What usually doesn't get mentioned in connection with this match is that going into it, David was still struggling with the abdominal strain that forced him to retire during the Roland Garros semi and which kept him from playing the preparatory grass-court tournaments. Of course, abdominal strains affect the ability to serve. And the longer a match goes on, the more likely players are to be in pain...
But David did fight in this match, he created a lot of opportunities - he just couldn't take them (he had 19 break points but only managed to convert one). So maybe it's not surprising that he already started to lose his temper in the first set and smashed his racquet. It simply was one of those days where nothing really seemed to work for David. At the same time, Verdasco played a good match, serving well and hitting lots of winners. And perhaps, on that particular day, losing in two very tight and one not so tight sets was really all that David could manage. World Cup, or no.
Between his match and the football, David gave one of his famously minimalist press conferences (which probably added to the impression that he was in a hurry)...
Q: You had a racquet warning. You appeared to lose your temper a bit in the first set. What was going through your mind at that point?
Q: I don't know if this has been asked. You wanted to watch the football this afternoon?
Q: Obviously, now you're out, you can watch it. Was that a decision, do you think, to change around the way you were going to play?
David: What? What do you mean? I didn't understand.
Q: Is that right, that you had the match moved so you could watch the football this afternoon?
David: Yeah, and?
Q: No, I just thought if that hampered your preparations at all.
David: Oh, no.
Q: Are you a big football fan?
David: Yeah, normal.
Q: You watch a lot of football?
Q: Which is what? What is 'normal,' I mean?

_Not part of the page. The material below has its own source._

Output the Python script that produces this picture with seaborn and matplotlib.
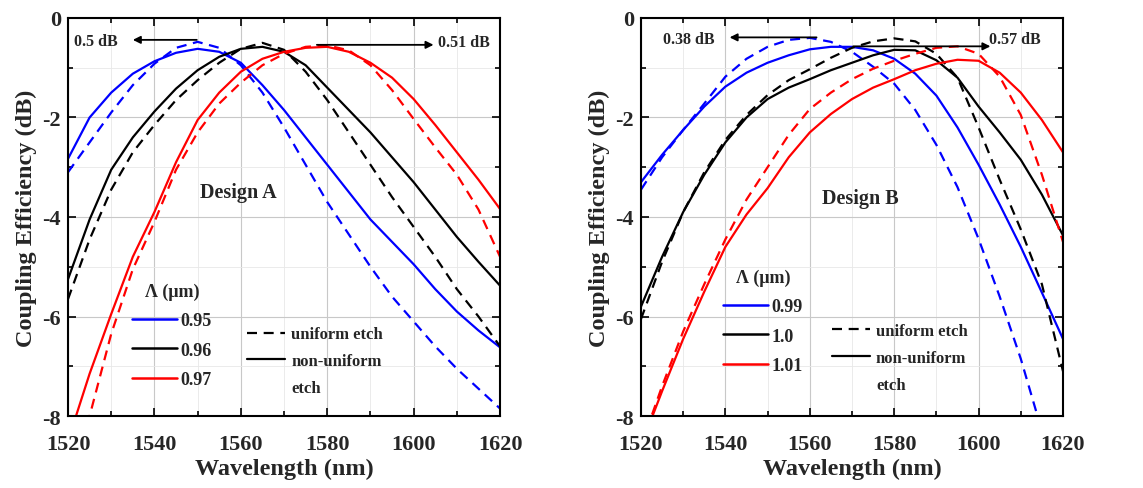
import matplotlib
matplotlib.use("Agg")
import matplotlib.pyplot as plt
import numpy as np
import pandas as pd
import seaborn as sns
from matplotlib.lines import Line2D
from matplotlib.ticker import MultipleLocator

# ---------------- data ----------------
wavelength = [1520, 1525, 1530, 1535, 1540, 1545, 1550, 1555, 1560, 1565, 1570,
              1575, 1580, 1585, 1590, 1595, 1600, 1605, 1610, 1615, 1620]

# Design A
a_095_nonuniform = [-2.83, -2.0, -1.5, -1.12, -0.87, -0.7, -0.62, -0.68, -0.9, -1.35, -1.85,
                    -2.4, -2.95, -3.5, -4.05, -4.5, -4.95, -5.45, -5.9, -6.28, -6.62]
a_095_uniform = [-3.1, -2.5, -1.9, -1.35, -0.92, -0.6, -0.48, -0.6, -0.95, -1.5, -2.2,
                 -2.95, -3.7, -4.35, -5.0, -5.6, -6.1, -6.6, -7.05, -7.45, -7.85]
a_096_nonuniform = [-5.25, -4.05, -3.05, -2.4, -1.88, -1.42, -1.05, -0.78, -0.62, -0.58, -0.68,
                    -0.95, -1.4, -1.85, -2.3, -2.8, -3.3, -3.85, -4.4, -4.9, -5.38]
a_096_uniform = [-5.65, -4.45, -3.45, -2.7, -2.15, -1.65, -1.25, -0.9, -0.62, -0.5, -0.64,
                 -1.08, -1.65, -2.3, -2.95, -3.6, -4.2, -4.8, -5.45, -6.0, -6.6]
a_097_nonuniform = [-8.5, -7.15, -5.95, -4.8, -3.9, -2.9, -2.05, -1.5, -1.08, -0.82, -0.68,
                    -0.6, -0.58, -0.68, -0.9, -1.2, -1.63, -2.15, -2.7, -3.25, -3.84]
a_097_uniform = [-9.6, -8.0, -6.35, -5.05, -4.1, -3.05, -2.3, -1.72, -1.3, -0.95, -0.72,
                 -0.58, -0.55, -0.65, -0.95, -1.45, -2.03, -2.6, -3.15, -3.85, -4.8]

# Design B
b_099_nonuniform = [-3.3, -2.75, -2.25, -1.78, -1.38, -1.1, -0.9, -0.75, -0.63, -0.58, -0.58,
                    -0.65, -0.82, -1.12, -1.56, -2.2, -2.95, -3.75, -4.6, -5.52, -6.45]
b_099_uniform = [-3.45, -2.8, -2.25, -1.72, -1.18, -0.82, -0.58, -0.44, -0.4, -0.48, -0.68,
                 -0.98, -1.32, -1.85, -2.55, -3.4, -4.44, -5.6, -6.85, -8.3, -9.6]
b_100_nonuniform = [-5.8, -4.8, -3.9, -3.15, -2.5, -2.0, -1.63, -1.4, -1.23, -1.05, -0.9,
                    -0.75, -0.64, -0.65, -0.85, -1.2, -1.78, -2.3, -2.85, -3.55, -4.37]
b_100_uniform = [-6.05, -4.9, -3.9, -3.1, -2.45, -1.95, -1.55, -1.25, -1.03, -0.8, -0.6,
                 -0.47, -0.41, -0.47, -0.72, -1.2, -2.2, -3.25, -4.25, -5.35, -7.1]
b_101_nonuniform = [-8.6, -7.5, -6.45, -5.5, -4.6, -3.95, -3.42, -2.8, -2.3, -1.93, -1.63,
                    -1.4, -1.23, -1.05, -0.92, -0.84, -0.86, -1.1, -1.5, -2.05, -2.7]
b_101_uniform = [-8.6, -7.4, -6.3, -5.35, -4.45, -3.65, -3.0, -2.35, -1.83, -1.5, -1.23,
                 -1.02, -0.86, -0.72, -0.6, -0.57, -0.72, -1.18, -1.95, -3.15, -4.5]

periods_a = ["0.95", "0.96", "0.97"]
periods_b = ["0.99", "1.0", "1.01"]
colors = ["#0000ff", "#000000", "#ff0000"]
etch_labels = ["uniform etch", "non-uniform etch"]


def build_frame(periods, nonuniform, uniform):
    rows = []
    for p, nu, u in zip(periods, nonuniform, uniform):
        for w, v in zip(wavelength, u):
            rows.append((w, v, p, etch_labels[0]))
        for w, v in zip(wavelength, nu):
            rows.append((w, v, p, etch_labels[1]))
    return pd.DataFrame(rows, columns=["wl", "ce", "period", "etch"])


df_a = build_frame(periods_a, [a_095_nonuniform, a_096_nonuniform, a_097_nonuniform],
                   [a_095_uniform, a_096_uniform, a_097_uniform])
df_b = build_frame(periods_b, [b_099_nonuniform, b_100_nonuniform, b_101_nonuniform],
                   [b_099_uniform, b_100_uniform, b_101_uniform])

# ---------------- style ----------------
sns.set_style("ticks")
plt.rcParams["font.family"] = ["Liberation Serif", "DejaVu Serif"]
plt.rcParams["font.weight"] = "bold"
plt.rcParams["axes.labelweight"] = "bold"
plt.rcParams["axes.unicode_minus"] = False

fig = plt.figure(figsize=(11.43, 4.89), dpi=100)
ax_a = fig.add_axes([0.0595, 0.1472, 0.378, 0.814])
ax_b = fig.add_axes([0.5608, 0.1472, 0.3692, 0.814])

dash_map = {etch_labels[0]: (4.5, 3), etch_labels[1]: ""}


def draw_panel(ax, df, periods, design_text, design_xy, leg1_xy, leg2_xy,
               left_note, right_note):
    pal = dict(zip(periods, colors))
    sns.lineplot(data=df, x="wl", y="ce", hue="period", style="etch",
                 palette=pal, dashes=dash_map, hue_order=periods,
                 style_order=etch_labels, estimator=None, sort=False,
                 linewidth=1.6, legend=False, ax=ax)
    ax.set_xlim(1520, 1620)
    ax.set_ylim(-8, 0)
    ax.xaxis.set_major_locator(MultipleLocator(20))
    ax.xaxis.set_minor_locator(MultipleLocator(10))
    ax.yaxis.set_major_locator(MultipleLocator(2))
    ax.yaxis.set_minor_locator(MultipleLocator(1))
    ax.grid(which="major", color="#c8c8c8", lw=0.8)
    ax.grid(which="minor", color="#e8e8e8", lw=0.6)
    ax.set_axisbelow(True)
    for s in ax.spines.values():
        s.set_linewidth(1.5)
        s.set_color("black")
    ax.tick_params(which="both", direction="in", top=True, right=True,
                   width=1.2, color="black")
    ax.tick_params(which="major", length=6, labelsize=16, pad=5)
    ax.tick_params(axis="x", which="major", pad=13)
    ax.tick_params(which="minor", length=3.5)
    for lab in ax.get_xticklabels() + ax.get_yticklabels():
        lab.set_fontweight("bold")
    ax.set_xlabel("Wavelength (nm)", fontsize=17.5, fontweight="bold", labelpad=3)
    ax.set_ylabel("Coupling Efficiency (dB)", fontsize=17.5, fontweight="bold", labelpad=4)

    ax.text(design_xy[0], design_xy[1], design_text, fontsize=14.5,
            fontweight="bold", ha="center", va="center")

    # annotations
    (lt, lxy, la0, la1) = left_note
    (rt, rxy, ra0, ra1) = right_note
    ax.text(lxy[0], lxy[1], lt, fontsize=11.5, fontweight="bold", ha="left", va="center")
    ax.annotate("", xy=la1, xytext=la0,
                arrowprops=dict(arrowstyle="-|>", color="black", lw=1.3,
                                mutation_scale=11, shrinkA=0, shrinkB=0))
    ax.text(rxy[0], rxy[1], rt, fontsize=11.5, fontweight="bold", ha="left", va="center")
    ax.annotate("", xy=ra1, xytext=ra0,
                arrowprops=dict(arrowstyle="-|>", color="black", lw=1.3,
                                mutation_scale=11, shrinkA=0, shrinkB=0))

    # legends
    h1 = [Line2D([], [], color=c, lw=1.8) for c in colors]
    leg1 = ax.legend(h1, periods, title="\u039b (\u03bcm)", loc="upper left",
                     bbox_to_anchor=leg1_xy, frameon=False, fontsize=13,
                     title_fontsize=13, handlelength=2.5, handletextpad=0.2,
                     labelspacing=0.68, borderpad=0, borderaxespad=0)
    leg1.get_title().set_fontweight("bold")
    for t in leg1.get_texts():
        t.set_fontweight("bold")
    ax.add_artist(leg1)
    h2 = [Line2D([], [], color="black", lw=1.6, dashes=(4.5, 3)),
          Line2D([], [], color="black", lw=1.6),
          Line2D([], [], color="none", lw=1.6)]
    leg2 = ax.legend(h2, ["uniform etch", "non-uniform", "etch"], loc="upper left",
                     bbox_to_anchor=leg2_xy, frameon=False, fontsize=12,
                     handlelength=2.3, handletextpad=0.35, labelspacing=0.65,
                     borderpad=0, borderaxespad=0)
    for t in leg2.get_texts():
        t.set_fontweight("bold")


draw_panel(ax_a, df_a, periods_a, "Design A", (1559.5, -3.5),
           (0.148, 0.335), (0.414, 0.225),
           ("0.5 dB", (1521.5, -0.47), (1549.8, -0.44), (1535.0, -0.44)),
           ("0.51 dB", (1605.6, -0.49), (1577.6, -0.54), (1604.6, -0.54)))
draw_panel(ax_b, df_b, periods_b, "Design B", (1572, -3.62),
           (0.194, 0.37), (0.452, 0.234),
           ("0.38 dB", (1525.2, -0.42), (1561.6, -0.39), (1541.0, -0.39)),
           ("0.57 dB", (1602.4, -0.42), (1570.3, -0.57), (1602.8, -0.57)))

fig.savefig("out.png", dpi=100)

David: Not every single matches, but some matches I watch it.
Q: Do you think Argentina can win the World Cup?
David: I think so, yeah. Yeah. (ASAP Sports)
Germany beat Argentina on penalties that day.
This year, they will meet again - once more in the quarterfinal.
The World Cup final will take place on July 11 - on Davis Cup Sunday. But in Moscow it'll already be near midnight when it's time for the kick-off.
Plenty of time for David. And for all sorts of Davis Cup drama before watching the football.